Re: [syzbot] WARNING: locking bug in umh_complete

From: Peter Zijlstra
Date: Mon Feb 13 2023 - 10:35:27 EST


On Sat, Feb 04, 2023 at 09:48:39AM +0900, Tetsuo Handa wrote:
> Please fold below diff,

Find final version below -- typing hard I suppose..

> provided that wait_for_completion_state(TASK_FREEZABLE)
> does not return when the current thread was frozen. (If
> wait_for_completion_state(TASK_FREEZABLE) returns when the current thread was
> frozen, we will fail to execute the

FREEZABLE should be transparent; that is it will only return when an
actual wakeup was missed, otherwise it will remain asleep.

Specifically, the FROZEN thing relies on wait loops to be resillient
against spurious wakeups. Consider do_wait_for_common(), the action() :=
schedule_timeout() might 'suriously' return after thawing, but it will
re-validate the actual completion condition and go back to sleep if it
hasn't happened yet.

OTOH, if the completeion condition has happened (right before the
completer itself was frozen for example, but after the waiter was
already frozen), then the 'spurious' wakeup on thaw is exactly what was
needed, the completion condition is satisfied and the wait terminated.

---
Subject: freezer,umh: Fix call_usermode_helper_exec() vs SIGKILL
From: Peter Zijlstra <peterz@xxxxxxxxxxxxx>
Date: Fri, 3 Feb 2023 15:31:11 +0100

Tetsuo-San noted that commit f5d39b020809 ("freezer,sched: Rewrite
core freezer logic") broke call_usermodehelper_exec() for the KILLABLE
case.

Specifically it was missed that the second, unconditional,
wait_for_completion() was not optional and ensures the on-stack
completion is unused before going out-of-scope.

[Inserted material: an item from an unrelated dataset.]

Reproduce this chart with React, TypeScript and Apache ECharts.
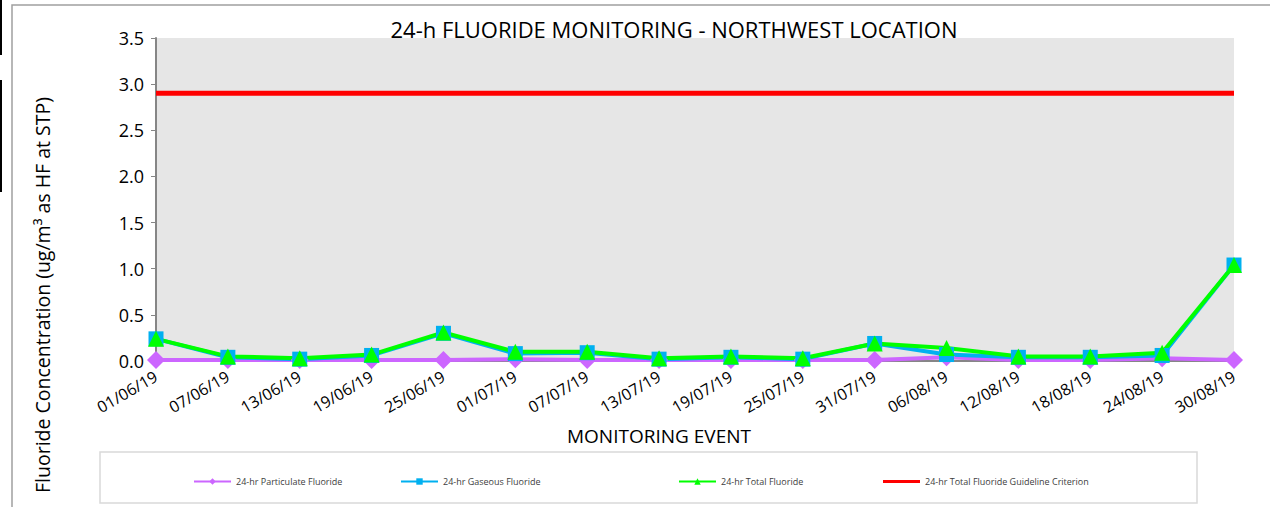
import React, { useEffect, useRef } from "react";
import * as echarts from "echarts";

const categories = [
  "01/06/19", "07/06/19", "13/06/19", "19/06/19", "25/06/19", "01/07/19", "07/07/19", "13/07/19",
  "19/07/19", "25/07/19", "31/07/19", "06/08/19", "12/08/19", "18/08/19", "24/08/19", "30/08/19",
];
const particulate = [0.01, 0.01, 0.01, 0.01, 0.01, 0.02, 0.01, 0.01, 0.01, 0.01, 0.01, 0.04, 0.01, 0.01, 0.03, 0.01];
const gaseous = [0.24, 0.04, 0.02, 0.06, 0.30, 0.08, 0.09, 0.02, 0.04, 0.02, 0.19, 0.07, 0.04, 0.04, 0.06, 1.04];
const total = [0.24, 0.05, 0.03, 0.07, 0.31, 0.10, 0.10, 0.03, 0.05, 0.03, 0.19, 0.14, 0.05, 0.05, 0.09, 1.04];
const guideline = categories.map(() => 2.9);
const yTicks = { min: 0, max: 3.5, interval: 0.5 };

const FONT = "'Liberation Sans Narrow', 'Open Sans', sans-serif";

export default function App() {
  const ref = useRef<HTMLDivElement>(null);
  useEffect(() => {
    if (!ref.current) return;
    const chart = echarts.init(ref.current, null, { renderer: "svg" });
    const legendBase = {
      top: 472,
      itemWidth: 37,
      itemHeight: 8,
      textStyle: { fontSize: 9, color: "#404040", fontFamily: FONT },
      selectedMode: false,
    };
    chart.setOption({
      animation: false,
      backgroundColor: "#ffffff",
      title: {
        text: "24-h FLUORIDE MONITORING - NORTHWEST LOCATION",
        left: 669,
        textAlign: "center",
        top: 13,
        textStyle: { fontSize: 22, fontWeight: "normal", color: "#000", fontFamily: FONT },
      },
      grid: {
        left: 156,
        right: 36,
        top: 38,
        bottom: 146,
        show: true,
        backgroundColor: "#e6e6e6",
        borderWidth: 0,
      },
      legend: [
        { ...legendBase, left: 188, data: ["24-hr Particulate Fluoride"] },
        { ...legendBase, left: 395, data: ["24-hr Gaseous Fluoride"] },
        { ...legendBase, left: 673, data: ["24-hr Total Fluoride"] },
        {
          ...legendBase,
          left: 878,
          itemHeight: 3,
          data: [{ name: "24-hr Total Fluoride Guideline Criterion", icon: "rect" }],
        },
      ],
      xAxis: {
        type: "category",
        data: categories,
        boundaryGap: false,
        axisLine: { lineStyle: { color: "#868686", width: 2 } },
        axisTick: { show: false },
        axisLabel: { rotate: 30, fontSize: 16, color: "#000", fontFamily: FONT, margin: 14, interval: 0 },
      },
      yAxis: {
        type: "value",
        min: yTicks.min,
        max: yTicks.max,
        interval: yTicks.interval,
        axisLine: { show: true, lineStyle: { color: "#868686", width: 2 } },
        axisTick: { show: true, length: 5, lineStyle: { color: "#868686" } },
        splitLine: { show: false },
        axisLabel: {
          fontSize: 18,
          color: "#000",
          fontFamily: FONT,
          margin: 12,
          formatter: (v: number) => v.toFixed(1),
        },
      },
      graphic: [
        {
          type: "rect",
          shape: { x: 12, y: 5, width: 1300, height: 520 },
          style: { fill: "none", stroke: "#a0a0a0", lineWidth: 1.5 },
          silent: true,
          z: -10,
        },
        {
          type: "line",
          shape: { x1: 1, y1: 0, x2: 1, y2: 55 },
          style: { stroke: "#000", lineWidth: 2 },
          silent: true,
        },
        {
          type: "line",
          shape: { x1: 1, y1: 80, x2: 1, y2: 192 },
          style: { stroke: "#000", lineWidth: 2 },
          silent: true,
        },
        {
          type: "rect",
          shape: { x: 100, y: 452, width: 1097, height: 51 },
          style: { fill: "none", stroke: "#d9d9d9", lineWidth: 1.5 },
          silent: true,
        },
        {
          type: "text",
          x: 659,
          y: 436,
          style: {
            text: "MONITORING EVENT",
            fontSize: 19,
            fontFamily: FONT,
            fill: "#000",
            align: "center",
            verticalAlign: "middle",
          },
        },
        {
          type: "text",
          x: 42,
          y: 295,
          rotation: Math.PI / 2,
          style: {
            text: "Fluoride Concentration (ug/m³ as HF at STP)",
            fontSize: 19.5,
            fontFamily: FONT,
            fill: "#000",
            align: "center",
            verticalAlign: "middle",
          },
        },
      ],
      series: [
        {
          name: "24-hr Particulate Fluoride",
          type: "line",
          data: particulate,
          symbol: "diamond",
          symbolSize: 18,
          lineStyle: { color: "#cc66ff", width: 4 },
          itemStyle: { color: "#cc66ff" },
        },
        {
          name: "24-hr Gaseous Fluoride",
          type: "line",
          data: gaseous,
          symbol: "rect",
          symbolSize: 15,
          lineStyle: { color: "#00b0f0", width: 4 },
          itemStyle: { color: "#00b0f0" },
        },
        {
          name: "24-hr Total Fluoride",
          type: "line",
          data: total,
          symbol: "triangle",
          symbolSize: 16,
          lineStyle: { color: "#00ff00", width: 4 },
          itemStyle: { color: "#00ff00" },
        },
        {
          name: "24-hr Total Fluoride Guideline Criterion",
          type: "line",
          data: guideline,
          symbol: "none",
          lineStyle: { color: "#ff0000", width: 5 },
          itemStyle: { color: "#ff0000" },
        },
      ],
    });
    return () => chart.dispose();
  }, []);
  return (
    <div
      ref={ref}
      style={{ position: "fixed", left: 0, top: 0, width: 1270, height: 507 }}
    />
  );
}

Fixes: f5d39b020809 ("freezer,sched: Rewrite core freezer logic")
Reported-by: syzbot+6cd18e123583550cf469@xxxxxxxxxxxxxxxxxxxxxxxxx
Reported-by: Tetsuo Handa <penguin-kernel@xxxxxxxxxxxxxxxxxxx>
Debugged-by: Tetsuo Handa <penguin-kernel@xxxxxxxxxxxxxxxxxxx>
Signed-off-by: Peter Zijlstra (Intel) <peterz@xxxxxxxxxxxxx>
Link: https://lkml.kernel.org/r/Y90ar35uKQoUrLEK@xxxxxxxxxxxxxxxxxxxxxxxxxxxxxxx
---
kernel/umh.c | 20 +++++++++++++-------
1 file changed, 13 insertions(+), 7 deletions(-)

--- a/kernel/umh.c
+++ b/kernel/umh.c
@@ -438,21 +438,27 @@ int call_usermodehelper_exec(struct subp
if (wait == UMH_NO_WAIT) /* task has freed sub_info */
goto unlock;

- if (wait & UMH_KILLABLE)
- state |= TASK_KILLABLE;
-
if (wait & UMH_FREEZABLE)
state |= TASK_FREEZABLE;

- retval = wait_for_completion_state(&done, state);
- if (!retval)
- goto wait_done;
-
if (wait & UMH_KILLABLE) {
+ retval = wait_for_completion_state(&done, state | TASK_KILLABLE);
+ if (!retval)
+ goto wait_done;
+
/* umh_complete() will see NULL and free sub_info */
if (xchg(&sub_info->complete, NULL))
goto unlock;
+
+ /*
+ * fallthrough; in case of -ERESTARTSYS now do uninterruptible
+ * wait_for_completion_state(). Since umh_complete() shall call
+ * complete() in a moment if xchg() above returned NULL, this
+ * uninterruptible wait_for_completion_state() will not block
+ * SIGKILL'ed processes for long.
+ */
}
+ wait_for_completion_state(&done, state);

wait_done:
retval = sub_info->retval;